In 1776, he began work as a diplomat and served as consul at Dunkirk (1776), consul general at Amsterdam (1776–1787) and consul at Bordeaux (1787–1791). While a diplomat, he concerned himself with scientific and economic matters, and published in Amsterdam works on the botany, zoology, and mineralogy of Aragon (Synopsis estirpium indigenarum Aragoniae, 1779; Mantissa stirpium indigenarum Aragoniae, 1781; Introductio in oryctographiam, et zoologiam Aragoniae, 1784; Enumeratio stirpium in Aragonia noviter detectarum, 1784). He described for the first time the fish Argyrosomus regius and Salaria fluviatilis.

He also translated and published the work of various Aragonese writers and poets of the medieval and early modern periods (Bibliotheca Arabico-Aragonensis, 1782; Joannis Sobrarii, Carmina, 1783; Clariorum Aragonensium monumenta in lucem prolata, 1786; Poesías Selectas de Martín Miguel Navarro Canónigo de Tarazona, 1781; Aganipe de los Cisnes Aragoneses Celebrados en el clarín de la fama, 1781).

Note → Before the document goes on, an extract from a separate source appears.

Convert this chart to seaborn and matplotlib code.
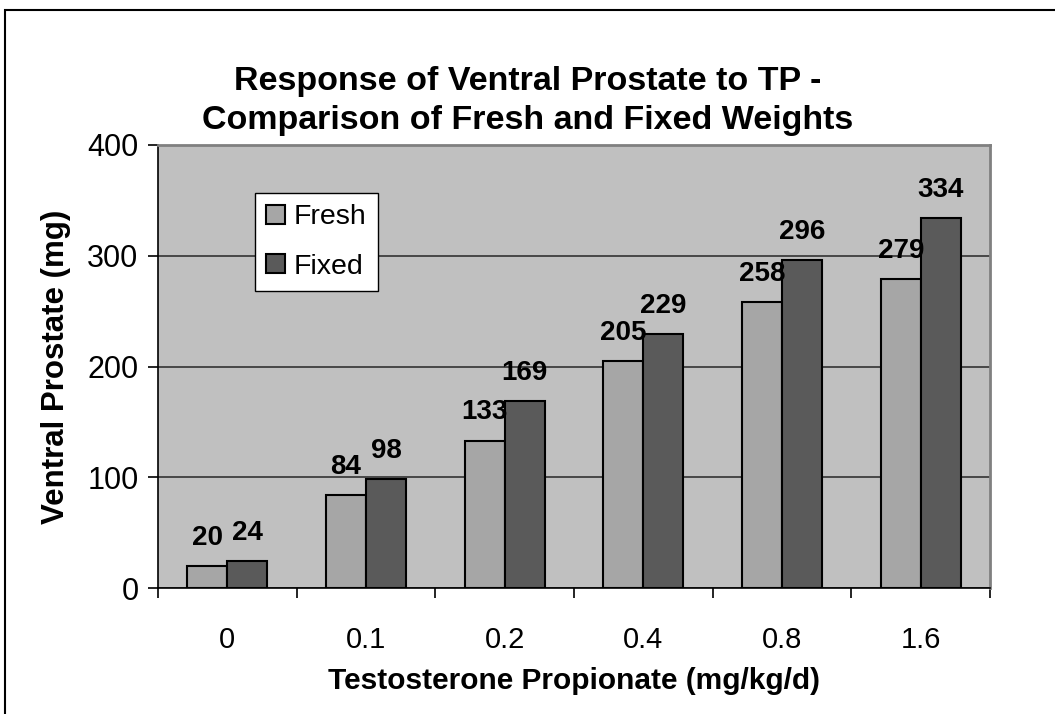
import matplotlib
matplotlib.use("Agg")
import matplotlib.pyplot as plt
import numpy as np
import pandas as pd
import seaborn as sns
from matplotlib.patches import Rectangle

doses = ["0", "0.1", "0.2", "0.4", "0.8", "1.6"]
fresh = [20, 84, 133, 205, 258, 279]
fixed = [24, 98, 169, 229, 296, 334]
series = ["Fresh", "Fixed"]
colors = ["#A6A6A6", "#5A5A5A"]
y_ticks = [0, 100, 200, 300, 400]

df = pd.DataFrame({
    "dose": doses * 2,
    "weight": fresh + fixed,
    "prep": [series[0]] * len(fresh) + [series[1]] * len(fixed),
})

sns.set_theme(style="white")
plt.rcParams["font.family"] = ["Liberation Sans", "DejaVu Sans"]
plt.rcParams["text.color"] = "black"
plt.rcParams["axes.labelcolor"] = "black"
plt.rcParams["xtick.color"] = "black"
plt.rcParams["ytick.color"] = "black"

fig = plt.figure(figsize=(10.55, 7.14), dpi=100)
ax = fig.add_axes([158 / 1055, 1 - 588 / 714, 832 / 1055, 443 / 714])

sns.barplot(data=df, x="dose", y="weight", hue="prep", order=doses,
            hue_order=series, palette=colors, saturation=1, width=0.576,
            gap=0, edgecolor="black", linewidth=1.5, ax=ax)

ax.set_facecolor("#C0C0C0")
ax.set_xlim(-0.5, 5.5)
ax.set_ylim(0, 400)
ax.set_yticks(y_ticks)
ax.yaxis.grid(True, color="#333333", linewidth=1.2)
ax.set_axisbelow(True)

# category boundary ticks like Excel
ax.set_xticks(np.arange(-0.5, 6, 1), minor=True)
ax.tick_params(axis="x", which="major", length=0, pad=27, labelsize=21)
ax.tick_params(axis="x", which="minor", bottom=True, length=7, width=1.2,
               color="black", direction="out")
ax.tick_params(axis="y", left=True, length=7, width=1.2, color="black",
               direction="out", pad=7, labelsize=22)

for side in ["left", "bottom"]:
    ax.spines[side].set_color("black")
    ax.spines[side].set_linewidth(1.2)
for side in ["top", "right"]:
    ax.spines[side].set_color("#808080")
    ax.spines[side].set_linewidth(2)

for cont in ax.containers:
    ax.bar_label(cont, fmt="%d", padding=11, fontsize=20, fontweight="bold",
                 color="black")

ax.set_xlabel("Testosterone Propionate (mg/kg/d)", fontsize=21.5,
              fontweight="bold", labelpad=10)
ax.set_ylabel("Ventral Prostate (mg)", fontsize=22.5, fontweight="bold",
              labelpad=12)

handles, labels = ax.get_legend_handles_labels()
leg = ax.legend(handles, labels, loc="upper left",
                bbox_to_anchor=(0.1166, 0.8916), borderaxespad=0,
                frameon=True, fancybox=False, edgecolor="black",
                facecolor="white", framealpha=1, fontsize=20.5,
                handlelength=0.65, handleheight=0.65, handletextpad=0.3,
                labelspacing=0.82, borderpad=0.4)
leg.get_frame().set_linewidth(1)

fig.text(0.5, 1 - 101 / 714,
         "Response of Ventral Prostate to TP -\nComparison of Fresh and Fixed Weights",
         ha="center", va="center", fontsize=24.5, fontweight="bold",
         linespacing=1.3)

fig.add_artist(Rectangle((5 / 1055, -0.1), 1.2, 1.1 - 10 / 714,
                         transform=fig.transFigure, fill=False,
                         edgecolor="black", linewidth=1.5, clip_on=False))

fig.savefig("out.png", dpi=100)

Afterward, he served as chair of Chemistry and Botany of the Real Sociedad Económica Aragonesa (1797–1802) and published various works on agriculture, botany, natural science, and literature.

During the first and second sieges of Zaragoza, he served as legal advisor to José Rebolledo de Palafox, 1st Duke of Saragossa, and assisted the Spanish resistance against Napoleon by contributing journalistic pieces to the Gazeta extraordinaria de Zaragoza.

After the fall of Zaragoza, he fled to Murviedro and then to Palma de Mallorca. After the end of the French occupation, he was named regidor of Zaragoza in January 1814, but was too old and infirm to occupy the post. He died three months later.